Em São Paulo, Marcola intimida com a possibilidade de ser resgatado. No Rio, o carro blindado onde estava a deputada Martha Rocha, ex-chefe da Polícia Civil, foi alvejado a tiros de fuzil. A mãe dela, 88 anos, escapou ilesa. O motorista foi ferido. Há indícios de ataques programados de milicianos a autoridades fluminenses. Assassinato de Marielle Franco? Vala comum do esquecimento. Fuzil? Continua a discussão: quem está com um na mão apenas quer ir à missa, não representaria ameaça para ninguém? Ou é um perigo iminente? A resposta não pode ser dada por quem se considera inteligente ou é considerado imbecil e idiota, como está na moda. Menos.
Aqui estamos. Vamos ver para onde iremos. Para lidar com essa situação, que se arrasta há anos, é preciso saber usar o cérebro muito bem. Já se fez de tudo, até com ”especialistas” que, tendo a oportunidade de colocar a mão na massa, fracassaram. No fizeram na prática o que apregoavam (e continuam apregoando) na teoria. No caso, é requerida a inteligência, o inverso da burrice. A inteligência, em termos profissionais, não é uma palavra mágica, como muito tem sido usada. Não é bola de cristal, não é adivinhação. Já foi ironizada como coisa de araponga, tema de uma novela de TV. Há cursos específicos para isso, nas polícias, nas Forças Armadas. CIA, FBI, Mossad, são exemplos em nível superior de coleta de informações. Na Polícia Militar de São Paulo, quem faz o curso de especialização na área usa no uniforme pequeno símbolo, uma chave. Quer dizer: por meio de uma chave abrem-se as portas de toda informação necessária.
Antigamente, chamava-se a isso de “serviço secreto”, um tipo de Big Brother sobre tudo e todos. Já foi usado politicamente, depois passou a ser Centro de Informações das três Forças, nas quais a Marinha — Cenimar — se destacava, comparada ao Ceiex, do Exército, e o Cisa, da Aeronáutica.

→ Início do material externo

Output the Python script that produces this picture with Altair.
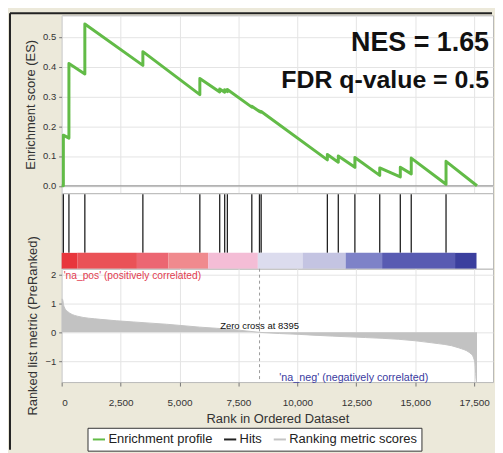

Tais informações são catalogadas e obedecem a níveis variados como secretas, confidenciais ou sigilosas. No caso de uma investigação criminal, é óbvio que não se avisa a quem está sendo investigado. Muito menos se conta para um advogado aquilo que está sendo apurado contra cliente. Seria ingenuidade demais. O cliente, por sua vez, pode mentir para todos (e como mente!), menos para seu advogado. Não estou perguntando se você concorda ou não com esse estilo. Estou informando como as coisas funcionam, quer se goste ou não goste. Uma informação confidencial, por exemplo, pode produz estragos políticos se vier a público, como já vimos no Brasil. Mas é fato que todos, pessoas e grupos, gostam de fazer certas coisas às escondidas, nunca querendo pensar como é o pulo do gato.
Inteligência, portanto, requer infiltração, fontes, disfarces, trânsito em várias áreas, acesso a dados. Não se pode prever o atentado contra Jair Bolsonaro em Juiz de Fora. Claro que não, exatamente por isso é exigida a segurança pessoal. Não se previu o atentado contra John Kennedy, em Dallas, 1963, e nem que Gregório Fortunato, o guarda-costas de Getúlio Vargas, fosse assassinado na prisão antes de ser libertado. Mas o Centro de Informações da Aeronáutica transformou a Base Aérea do Galeão em República, descobrindo que Gregório contratou um pistoleiro para matar o jornalista Carlos Lacerda, errando o alvo e atingindo mortalmente o major Rubens Vaz. Getúlio era todo poderoso, mas não resistiu ao cerco de informações obtidas pela Aeronáutica. Matou-se dentro do Palácio do Catete. Chegamos ao ponto: e as informações necessárias para conter o crime organizado?
Saiba, saibam: inteligência é chegar ao ponto de partida. Trabalhar informe para transformá-lo em informação. É administrar a informação com pessoal treinado e preparado para saber de coisas terríveis. O crime organizado possui cérebros externos, investidores com capital de giro do crime, que retroalimenta uma rede cada vez mais perigosa, inclusive com gente acima de suspeitas, como um membro do PCC em São Paulo que era advogado e presidia, moralmente podre, uma comissão estadual de direitos humanos no Estado. O direito humano é universal, mas não pode ser escudo para assalariados do crime. Ceder é conceder, e Marcola se deu ao luxo de conceder uma "audiência" (!) para representantes do governo paulista, que foram de avião ao presídio de Presidente Wenceslau para conversar sobre um acordo. Negociar é fazer negócio. Negociar com bandido nunca foi bom para a sociedade.
É hora de dizer, com base no meu know-how da vida: precisamos usar a inteligência, não a fantasia na boca de “ólogos”, e extirpar o câncer criminoso do corpo social. Isso exige contra-ataques, agir em vez de ficar em compasso de espera, perceber que “atos preparatórios”, no jargão jurídico, são atos que se consumam em crimes tipificados como qualificados. Estamos perdendo o embate com o crime ousado e cada vez mais violento. Se a cabeça não funciona, o corpo padece, diziam com sabedoria os antigos. O corpo social está padecendo. É passada a hora de usar a inteligência e preparar-se para o grande susto das descobertas, revelações, decepções e a necessidade de fazer sangria em muitas carnes contaminadas.